What do you get when you foist technology on busy classroom teachers? In most cases, you get technology-rich—but still traditional—classrooms, plus teachers who are now responsible for troubleshooting both misbehaving devices and the culprits using them.
One district leader articulated the problem well. He told me he’s excited about the district’s new learning management system (LMS), but not sure that teachers will use it to make learning more student-centric. He wonders if professional development will be enough to help his teachers “know how to really, truly personalize learning,” instead of merely add flash to the status quo.
He’s right. In fact, no amount of teacher training will solve his problem. But there’s a very different solution that will.

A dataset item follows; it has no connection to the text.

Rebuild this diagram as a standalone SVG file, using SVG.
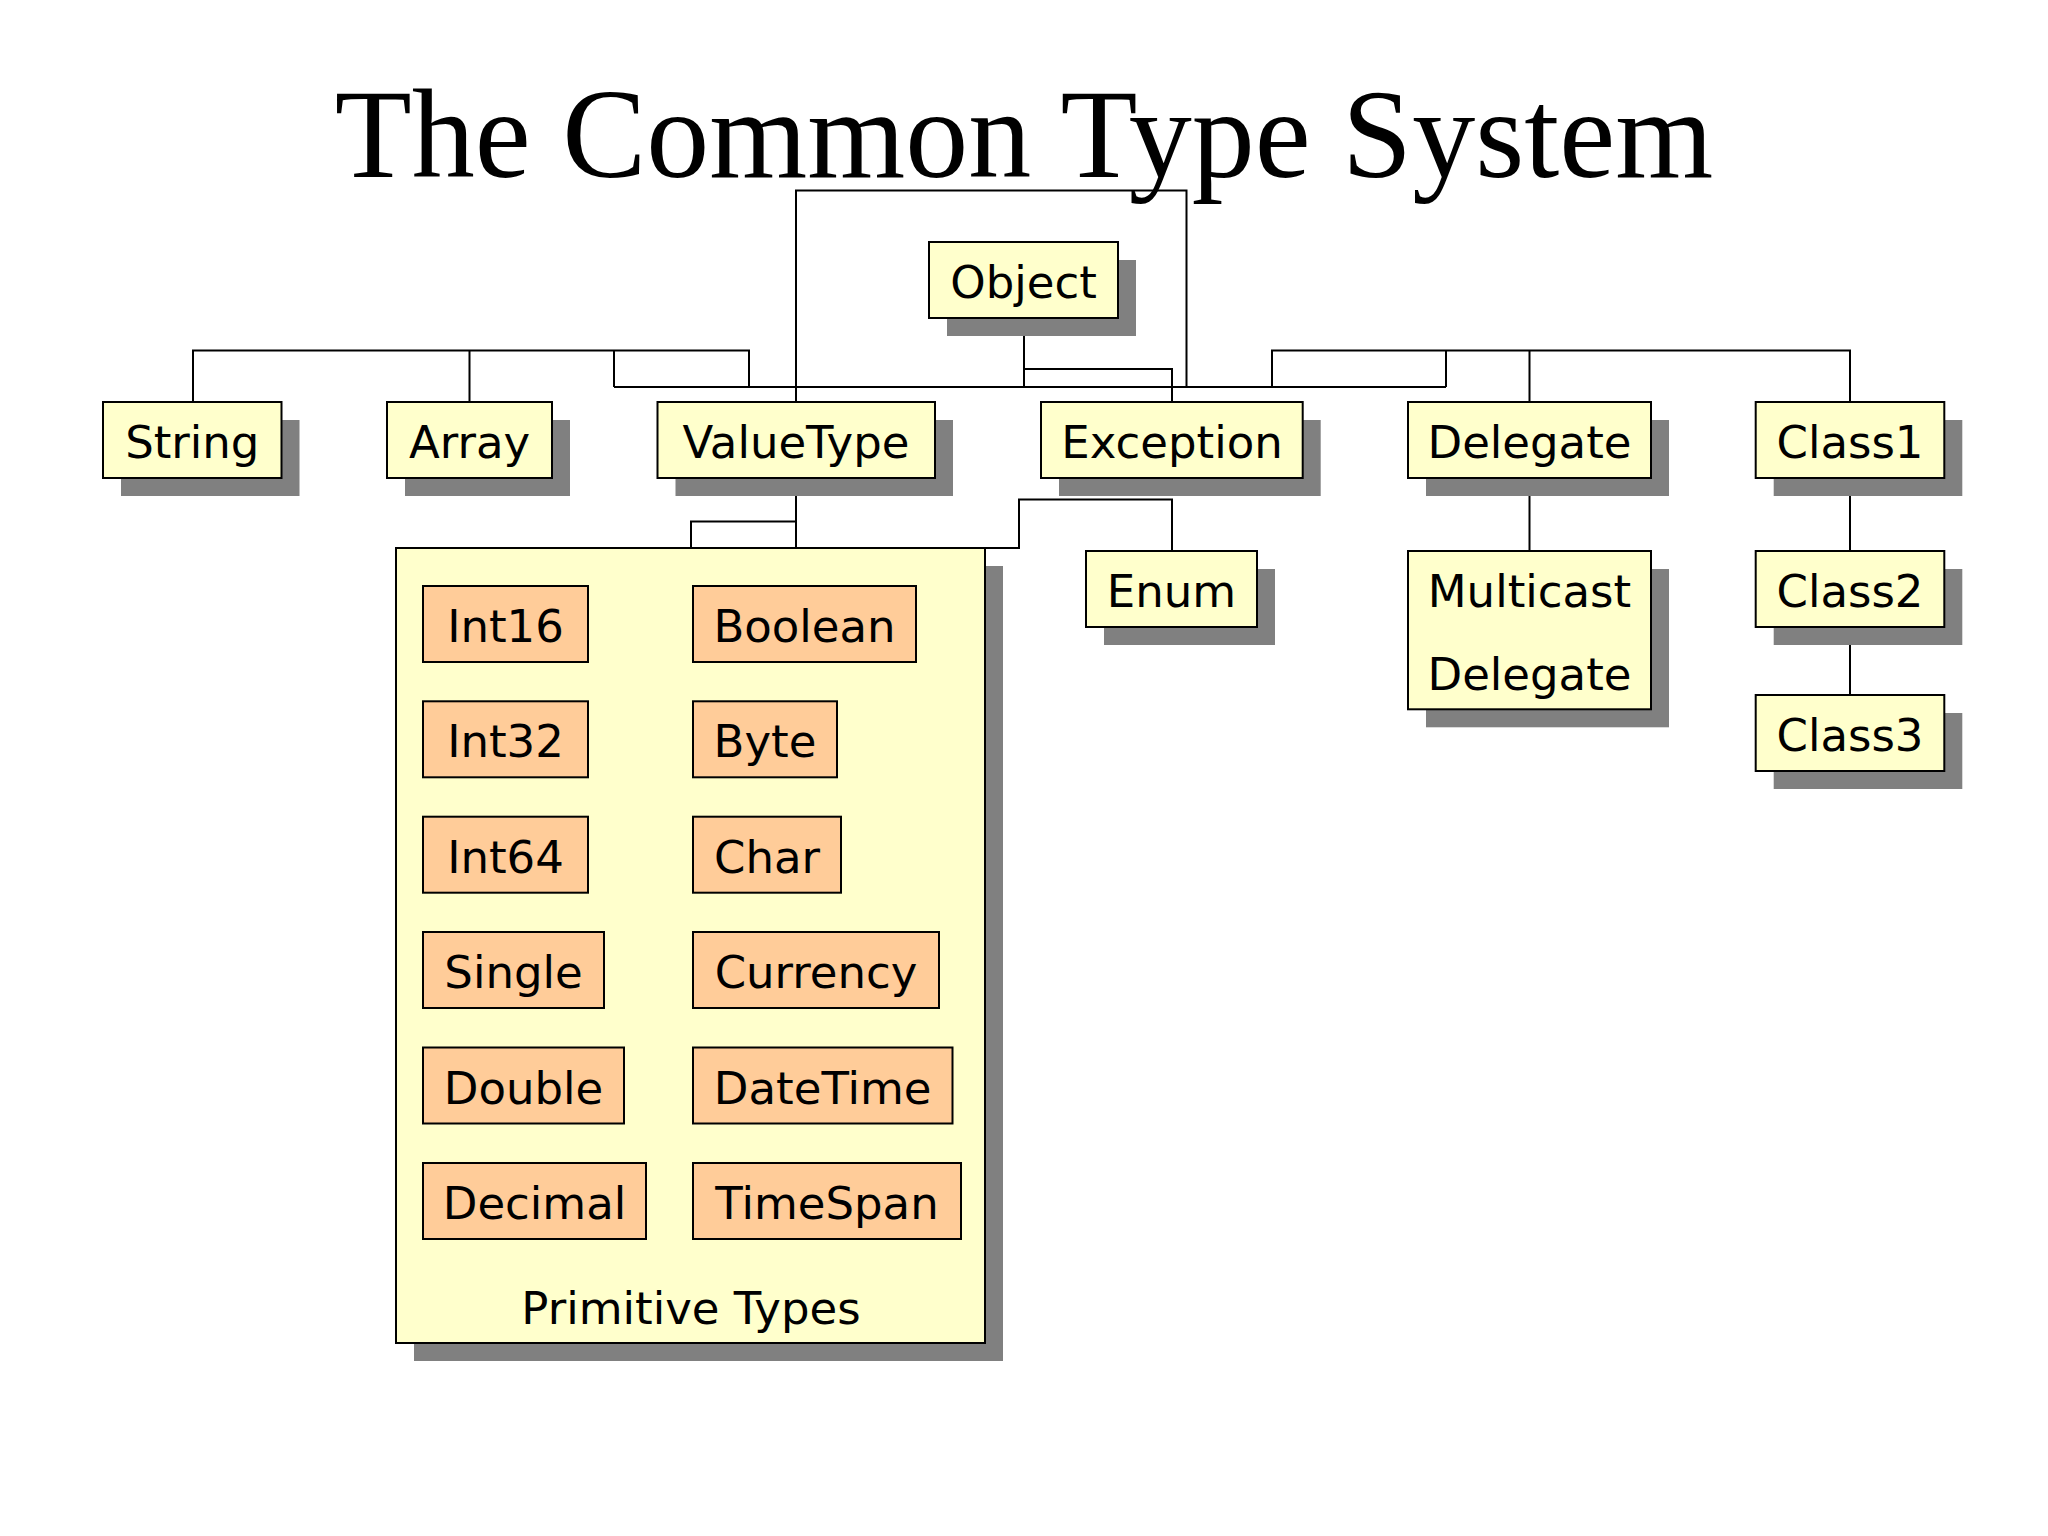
<svg xmlns="http://www.w3.org/2000/svg" width="2048" height="1536" viewBox="0 0 2048 1536">
<style>
.bg{fill:#ffffff}
.sh{fill:#808080}
.nd{fill:#ffffcc;stroke:#000;stroke-width:2}
.pr{fill:#ffcc99;stroke:#000;stroke-width:2}
.t{font-family:"DejaVu Sans",Verdana,sans-serif;font-size:45px;fill:#000;text-anchor:middle}
.title{font-family:"Liberation Serif","Times New Roman",serif;font-size:126px;fill:#000;text-anchor:middle}
.cn{fill:none;stroke:#000;stroke-width:2}
</style>
<rect class="bg" x="0" y="0" width="2048" height="1536"/>
<text class="title" x="1024" y="177">The Common Type System</text>

<g id="connectors">
<path class="cn" d="M614,387 H1446"/>
<path class="cn" d="M193,402 V350.5 H749 V387 M469.5,350.5 V402 M614,350.5 V387"/>
<path class="cn" d="M1272,387 V350.5 H1850 V402 M1446,350.5 V387 M1529.5,350.5 V402"/>
<path class="cn" d="M1024,318 V387"/>
<path class="cn" d="M1024,369 H1172 V402"/>
<path class="cn" d="M796,402 V190.5 H1186.5 V387"/>
<path class="cn" d="M796,479 V548"/>
<path class="cn" d="M691,548 V521.5 H796"/>
<path class="cn" d="M796,548 H1019 V499.5 H1172 V551"/>
<path class="cn" d="M1529.5,478 V551"/>
<path class="cn" d="M1850,478 V551 M1850,627 V695"/>
</g>

<g id="object"><rect class="sh" x="947" y="260" width="189" height="76"/><rect class="nd" x="929" y="242" width="189" height="76"/><text class="t" x="1023.5" y="298">Object</text></g>
<g id="string"><rect class="sh" x="121" y="420" width="178.5" height="76"/><rect class="nd" x="103" y="402" width="178.5" height="76"/><text class="t" x="192.3" y="458">String</text></g>
<g id="array"><rect class="sh" x="405" y="420" width="165" height="76"/><rect class="nd" x="387" y="402" width="165" height="76"/><text class="t" x="469.5" y="458">Array</text></g>
<g id="valuetype"><rect class="sh" x="675.5" y="420" width="277.5" height="76"/><rect class="nd" x="657.5" y="402" width="277.5" height="76"/><text class="t" x="796" y="458">ValueType</text></g>
<g id="exception"><rect class="sh" x="1059" y="420" width="261.7" height="76"/><rect class="nd" x="1041" y="402" width="261.7" height="76"/><text class="t" x="1172" y="458">Exception</text></g>
<g id="delegate"><rect class="sh" x="1426" y="420" width="243" height="76"/><rect class="nd" x="1408" y="402" width="243" height="76"/><text class="t" x="1529.5" y="458">Delegate</text></g>
<g id="class1"><rect class="sh" x="1773.7" y="420" width="188.6" height="76"/><rect class="nd" x="1755.7" y="402" width="188.6" height="76"/><text class="t" x="1850" y="458">Class1</text></g>

<g id="primitive-types">
<rect class="sh" x="414" y="566" width="589" height="795"/>
<rect class="nd" x="396" y="548" width="589" height="795"/>
<text class="t" x="691" y="1324">Primitive Types</text>
</g>
<g id="int16"><rect class="pr" x="423" y="586" width="165" height="76"/><text class="t" x="505.5" y="642">Int16</text></g>
<g id="int32"><rect class="pr" x="423" y="701.3" width="165" height="76"/><text class="t" x="505.5" y="757.3">Int32</text></g>
<g id="int64"><rect class="pr" x="423" y="816.7" width="165" height="76"/><text class="t" x="505.5" y="872.7">Int64</text></g>
<g id="single"><rect class="pr" x="423" y="932" width="181" height="76"/><text class="t" x="513.5" y="988">Single</text></g>
<g id="double"><rect class="pr" x="423" y="1047.5" width="201" height="76"/><text class="t" x="523.5" y="1103.5">Double</text></g>
<g id="decimal"><rect class="pr" x="423" y="1163" width="223" height="76"/><text class="t" x="534.5" y="1219">Decimal</text></g>
<g id="boolean"><rect class="pr" x="693" y="586" width="223" height="76"/><text class="t" x="804.5" y="642">Boolean</text></g>
<g id="byte"><rect class="pr" x="693" y="701.3" width="144" height="76"/><text class="t" x="765" y="757.3">Byte</text></g>
<g id="char"><rect class="pr" x="693" y="816.7" width="148" height="76"/><text class="t" x="767" y="872.7">Char</text></g>
<g id="currency"><rect class="pr" x="693" y="932" width="246" height="76"/><text class="t" x="816" y="988">Currency</text></g>
<g id="datetime"><rect class="pr" x="693" y="1047.5" width="259.5" height="76"/><text class="t" x="822.7" y="1103.5">DateTime</text></g>
<g id="timespan"><rect class="pr" x="693" y="1163" width="268" height="76"/><text class="t" x="827" y="1219">TimeSpan</text></g>

<g id="enum"><rect class="sh" x="1104" y="569" width="171" height="76"/><rect class="nd" x="1086" y="551" width="171" height="76"/><text class="t" x="1171.5" y="607">Enum</text></g>
<g id="multicast-delegate"><rect class="sh" x="1426" y="569" width="243" height="158.3"/><rect class="nd" x="1408" y="551" width="243" height="158.3"/><text class="t" x="1529.5" y="606.7">Multicast</text><text class="t" x="1529.5" y="690">Delegate</text></g>
<g id="class2"><rect class="sh" x="1773.7" y="569" width="188.6" height="76"/><rect class="nd" x="1755.7" y="551" width="188.6" height="76"/><text class="t" x="1850" y="607">Class2</text></g>
<g id="class3"><rect class="sh" x="1773.7" y="713" width="188.6" height="76"/><rect class="nd" x="1755.7" y="695" width="188.6" height="76"/><text class="t" x="1850" y="751">Class3</text></g>
</svg>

The secret is this: organize the right team to lead the implementation. During their time at Harvard Business School, Professors Kim Clark and Steven Wheelwright wrote here that different organization structures are right for different problems. Disrupting Class summarizes these points in Chapter Nine. Here’s the overview:
To create change within the walls of a classroom or department, use what Clark and Wheelwritght call a functional team. A functional team is made up of the team of teachers at each grade level or department. Functional teams bring specialized expertise in their own disciplines—the kindergarten teachers handle the kindergarten, foreign language teachers manage the foreign language department, and so forth. Functional teams are best suited for problems that don’t require other parts of the school to change. Use a functional team for problems such as:
- Deciding how to use the LMS for problem sets and class calendars
- Deciding how teachers will use online tools to enliven their lesson plans
- Helping teachers implement a Flipped Classroom
Other problems require making changes that affect more than one set of classroom teachers. When the interdependencies are predictable, the best organization structure is a lightweight team. Lightweight managers shuttle back and forth among the departments to ensure that everyone’s work fits together. Importantly, team members represent the interests of their departments throughout the process. Use a lightweight team for problems such as:
- Coordinating how teachers and parapros will work together as part of a Lab Rotation
- Determining how the I.T. staff will support the middle school’s Station Rotation
- Deciding how 6th grade students can serve as reading buddies for 1st graders during a Station Rotation
Some changes go beyond coordinating how classrooms or departments work together. They require changing the architecture of the school itself. In these cases, the best group to lead the change is a heavyweight team. Members of heavyweight teams must co-locate and a manager with significant clout needs to be at the helm. Members of the team must abide by a crucial rule—leave behind departmental interests and instead work collectively to meet the project’s goal. Use these teams for problems such as:
- Redesigning the bell schedule, teacher roles, and curriculum to implement a Rotation
- Switching from a seat-time system to a competency-based system
Finally, some technology initiatives are intended to disrupt the classroom and replace it with an entirely new education model. Leaders can only bring about this level of change if they create an autonomous team, which has the freedom to rebuild the budget, staffing plan, and facilities design from the ground up. Autonomous teams have enough autonomy that they in effect pioneer a “school within a school.” Senior administrators play a key role in defending the autonomous team’s right to break the grip of established processes. Use these teams to implement the disruptive models of blended learning that we identify in our report Is K-12 Blended Learning Disruptive? (see pages 32-35).
Team design is a big deal. It is crucial to making a blended-learning implementation work as hoped. So listen up Miami-Dade (which recently announced that each of its 350,000 students will have access to a digital device by 2015) and Los Angeles Unified (which signed a $35 million contract to buy Apple iPads). Don’t think that teacher training is all that matters to make those huge tech investments pay off.